Since 2018, the entire packaging industry has been on the move – stirred up by the new Packaging Law. But it is not only the legal requirements and license fees that are driving the manufacturers and packaging industry, the increased demands of consumers and retailers are also creating activity. The focus is on the following topics:
– Less or preferably no plastic use
– Recyclability of the packaging used
– Use of more recyclate in packaging
– The use of renewable raw materials for defossilization.
Less or preferably no plastic use: New material solutions are emerging everywhere that can replace plastics. With the elimination of plastic, these solutions are now getting a strong boost, raising the same questions as current packaging materials: how can these materials be disposed of or recycled? What is the carbon footprint or eco-balance? What is the footprint in nature if not disposed of properly and what are the health aspects?
Recyclability of packaging: Recycling is propagated by many stakeholders, which increases the pressure on manufacturers to use recyclable packaging. In addition to the quota target set by the German government, there is also a growing awareness that good recyclability usually ends at the national border. Recycling also does not mean that high-quality recyclate is produced that is suitable for use in food or other products. Unfortunately, this has also often led to the use of PET recyclate from single-use deposit bottles. With the consequence that the existing cycle of PET from bottle deposits is interrupted and the recyclate is condemned to incineration in the next step. At least the industry is becoming increasingly aware of this.
Recyclate use for packaging: Apart from the above-mentioned rPET from the one-way deposit system, no recyclate from industrial recycling sources has yet been approved for food. This will only change with widespread, ecological chemical, enzymatic or solvent-based recycling. These techniques allow a comparable quality of raw materials as virgin batches and can also be used for food. In addition to policy openness to these methods and an industrial scale of recycling, jurisdiction and approval is also required.

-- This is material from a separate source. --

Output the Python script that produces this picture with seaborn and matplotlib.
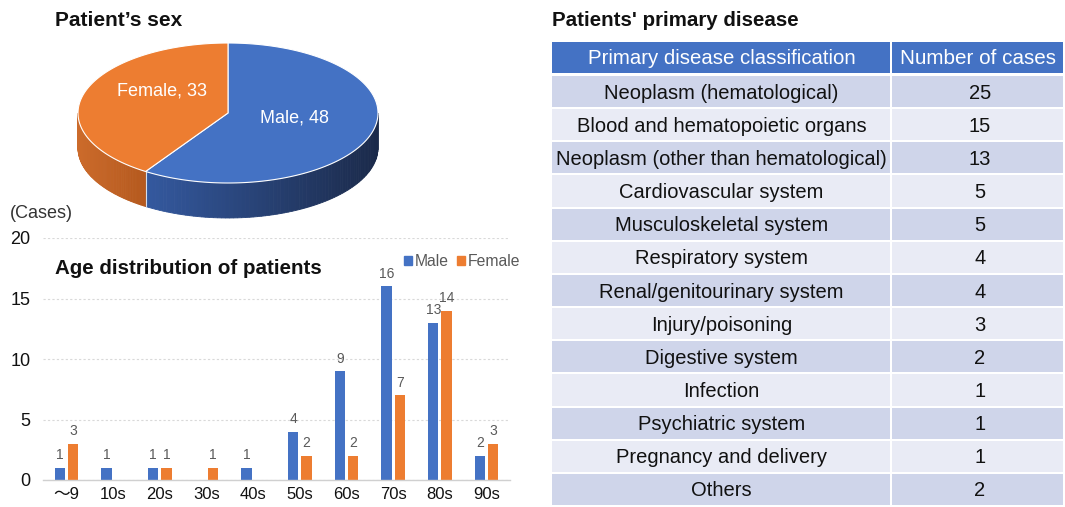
import numpy as np
import pandas as pd
import matplotlib
matplotlib.use("Agg")
import matplotlib.pyplot as plt
from matplotlib.patches import Polygon, Rectangle
import matplotlib.colors as mcolors
import seaborn as sns

# ---------------- data ----------------
sex_labels = ["Male", "Female"]
sex_counts = [48, 33]

age_groups = ["～9", "10s", "20s", "30s", "40s", "50s", "60s", "70s", "80s", "90s"]
male_counts = [1, 1, 1, 0, 1, 4, 9, 16, 13, 2]
female_counts = [3, 0, 1, 1, 0, 2, 2, 7, 14, 3]

disease_names = [
    "Neoplasm (hematological)",
    "Blood and hematopoietic organs",
    "Neoplasm (other than hematological)",
    "Cardiovascular system",
    "Musculoskeletal system",
    "Respiratory system",
    "Renal/genitourinary system",
    "Injury/poisoning",
    "Digestive system",
    "Infection",
    "Psychiatric system",
    "Pregnancy and delivery",
    "Others",
]
disease_counts = [25, 15, 13, 5, 5, 4, 4, 3, 2, 1, 1, 1, 2]
table_header = ["Primary disease classification", "Number of cases"]

BLUE = "#4472C4"
ORANGE = "#ED7D31"

sns.set_theme(style="white")
plt.rcParams["font.family"] = ["Liberation Sans", "Noto Sans CJK JP", "DejaVu Sans"]

W, H = 1065, 507
fig = plt.figure(figsize=(W / 100, H / 100), dpi=100)

# ---------------- 3D pie (pixel-coordinate overlay axes) ----------------
axp = fig.add_axes([0, 0, 1, 1])
axp.set_xlim(0, W)
axp.set_ylim(H, 0)
axp.axis("off")
axp.set_zorder(0)

cx, cy, rx, ry, depth = 228, 113, 150, 70, 35
total = sum(sex_counts)
# slices go clockwise from 12 o'clock (math angles, degrees)
start = 90.0
wedges = []
for lab, v in zip(sex_labels, sex_counts):
    sweep = 360.0 * v / total
    wedges.append((lab, start - sweep, start))  # math angle range [a0, a1]
    start -= sweep

def ell(theta_deg, dy=0):
    t = np.radians(theta_deg)
    return cx + rx * np.cos(t), cy - ry * np.sin(t) + dy

side_cols = {
    "Male": ("#34599F", "#1B2A4A"),
    "Female": ("#CC6B2B", "#B5591E"),
}
top_cols = {"Male": BLUE, "Female": ORANGE}

# sides (visible front half: math angles 180..360)
for lab, a0, a1 in wedges:
    while a1 <= 0:
        a0 += 360
        a1 += 360
    segs = [(a0 + 360, 360), (0, a1)] if a0 < 0 else [(a0, a1)]
    rng = []
    for s0, s1 in segs:
        v0, v1 = max(s0, 180), min(s1, 360)
        if v1 > v0:
            rng.append((v0, v1))
    c0 = np.array(mcolors.to_rgb(side_cols[lab][0]))
    c1 = np.array(mcolors.to_rgb(side_cols[lab][1]))
    for v0, v1 in rng:
        n = 80
        ts = np.linspace(v0, v1, n + 1)
        xa0, _ = ell(v0)
        xa1, _ = ell(v1)
        for i in range(n):
            xa, ya = ell(ts[i])
            xb, yb = ell(ts[i + 1])
            xmid = (xa + xb) / 2
            f = np.clip((xmid - xa0) / max(xa1 - xa0, 1), 0, 1)
            col = c0 * (1 - f) + c1 * f
            axp.add_patch(Polygon([(xa, ya), (xb, yb), (xb, yb + depth), (xa, ya + depth)],
                                  closed=True, facecolor=col, edgecolor=col, lw=0.6))

for lab, a0, a1 in wedges:
    a = a0 % 360
    if 180 < a < 360:
        x, y = ell(a)
        axp.plot([x, x], [y, y + depth], color="white", lw=0.8, alpha=0.8)

# top faces
for lab, a0, a1 in wedges:
    ts = np.linspace(a0, a1, 200)
    pts = [(cx, cy)] + [ell(t) for t in ts]
    axp.add_patch(Polygon(pts, closed=True, facecolor=top_cols[lab],
                          edgecolor="white", lw=0.8))

# pie labels
label_pos = {"Male": (295, 118), "Female": (162, 91)}
for lab, v in zip(sex_labels, sex_counts):
    x, y = label_pos[lab]
    axp.text(x, y, f"{lab}, {v}", color="white", fontsize=13, ha="center", va="center")

axp.text(55, 21, "Patient’s sex", fontsize=15, fontweight="bold", ha="left",
         va="center", color="#111111")
axp.text(552, 21, "Patients' primary disease", fontsize=14.8, fontweight="bold",
         ha="left", va="center", color="#111111")

# ---------------- bar chart ----------------
x0, x1 = 43, 510
y0, y1 = 238, 480
axb = fig.add_axes([x0 / W, 1 - y1 / H, (x1 - x0) / W, (y1 - y0) / H])
axb.set_zorder(2)
axb.patch.set_alpha(0)
df = pd.DataFrame({
    "age": age_groups * 2,
    "count": male_counts + female_counts,
    "sex": ["Male"] * len(age_groups) + ["Female"] * len(age_groups),
})
sns.barplot(data=df, x="age", y="count", hue="sex", order=age_groups,
            hue_order=["Male", "Female"], palette=[BLUE, ORANGE],
            width=0.57, gap=0.22, saturation=1, linewidth=0, ax=axb, legend=False)
axb.set_xlim(-0.5, 9.5)
axb.set_ylim(0, 20)
axb.set_yticks([0, 5, 10, 15, 20])
axb.yaxis.grid(True, linestyle=(0, (2, 2)), color="#D9D9D9", lw=0.8)
axb.set_axisbelow(True)
for s in ["left", "right", "top"]:
    axb.spines[s].set_visible(False)
axb.spines["bottom"].set_color("#D0D0D0")
axb.spines["bottom"].set_linewidth(1.0)
axb.tick_params(axis="both", length=0, colors="#111111")
axb.tick_params(axis="x", labelsize=12, pad=5)
axb.tick_params(axis="y", labelsize=13, pad=9)
axb.set_xlabel("")
axb.set_ylabel("")
for cont in axb.containers:
    labels = [f"{int(b.get_height())}" if b.get_height() > 0 else "" for b in cont]
    axb.bar_label(cont, labels=labels, padding=4, fontsize=10, color="#595959")

axp.text(10, 214, "(Cases)", fontsize=13, color="#333333", ha="left", va="center")
axp.text(55, 269, "Age distribution of patients", fontsize=14.8, fontweight="bold",
         ha="left", va="center", color="#111111")
# legend
axb.legend(handles=[Rectangle((0, 0), 1, 1, color=BLUE), Rectangle((0, 0), 1, 1, color=ORANGE)],
           labels=["Male", "Female"], loc="upper right", bbox_to_anchor=(1.035, 0.96),
           ncol=2, frameon=False, fontsize=11.3, labelcolor="#595959",
           handlelength=0.55, handleheight=0.55, handletextpad=0.15, columnspacing=0.5,
           borderaxespad=0)

# ---------------- table ----------------
tx0, tx1, ty0 = 552, 1063, 42
axt = fig.add_axes([tx0 / W, 0, (tx1 - tx0) / W, (H - ty0) / H])
axt.set_xlim(0, tx1 - tx0)
axt.set_ylim(H - ty0, 0)
axt.axis("off")
colsplit = 339
hdr_h = 31
row0 = 34
pitch = (H - ty0 - row0) / len(disease_names)
gap = 2
axt.add_patch(Rectangle((0, 0), colsplit - 1, hdr_h, facecolor=BLUE, edgecolor="none"))
axt.add_patch(Rectangle((colsplit + 1, 0), tx1 - tx0 - colsplit - 1, hdr_h,
                        facecolor=BLUE, edgecolor="none"))
axt.text(colsplit / 2, hdr_h / 2 + 1, table_header[0], color="white", fontsize=14.7,
         ha="center", va="center")
axt.text((colsplit + tx1 - tx0) / 2 + 1, hdr_h / 2 + 1, table_header[1], color="white",
         fontsize=14.9, ha="center", va="center")
for i, (name, cnt) in enumerate(zip(disease_names, disease_counts)):
    top = row0 + i * pitch
    col = "#CFD5EA" if i % 2 == 0 else "#E9EBF5"
    axt.add_patch(Rectangle((0, top), colsplit - 1, pitch - gap, facecolor=col, edgecolor="none"))
    axt.add_patch(Rectangle((colsplit + 1, top), tx1 - tx0 - colsplit - 1, pitch - gap,
                            facecolor=col, edgecolor="none"))
    yc = top + (pitch - gap) / 2 + 1.5
    axt.text(colsplit / 2, yc, name, fontsize=14.5, ha="center", va="center", color="#111111")
    axt.text((colsplit + tx1 - tx0) / 2 + 3, yc, str(cnt), fontsize=14.5, ha="center",
             va="center", color="#111111")

fig.savefig("out.png", dpi=100)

Use of renewable raw materials: The majority thinks of renewable raw materials primarily in terms of plastics. However, there are many solutions based on paper and fibers. The topic "bioplastics" is mostly discussed very emotionally, less fact-based. It is becoming apparent that the application potential will continue to increase in the coming years. The focus is primarily on recyclable materials such as PE, PP, PET or PEF and the use of bio raw materials for barriers. In addition, there is the importance of mass balancing of biomass, which – as soon as regulated framework conditions are defined – should give an impression of how much biomass is contained in a package. This approach is comparable to green electricity, but much more complex due to the recycling options of packaging.
In our view, the use of reusable packaging will have a strong impact on the global waste problem. Here, we see a whole, disruptive approach to the existing reusable system to leverage the optimization potential. The end result will be a simple, international system for consumers and significant cost and material savings for manufacturers.
Packaging today and in the future
What environmentally responsible packaging looks like to us today: Today's “sustainable“ packaging is an intermediate solution between the requirements of “no/less plastic“, recyclability and biodegradability. We are seeing more fiber-based packaging solutions with barriers. And plastics that are more recyclable. Whether this then happens in the sales market is questionable. Recyclate use is also being pushed hard, e.g. with rPET – but this interrupts the closed cycle of deposit disposable bottles. So rather a facelift of the decades-old worldwide waste problem. What could environmentally friendly packaging look like tomorrow? We see three trends by 2030: fiber-based barrier packaging mostly as single-use solutions that are recyclable and biodegradable. Plastic packaging that can be better transformed back into high-quality raw materials through solvent-based, chemical, enzymatic or “plasma“ recycling – possibly also with a significantly higher proportion of bioplastics. And the use of international reuse packaging to avoid waste. We ourselves are initiators of such a reuse system.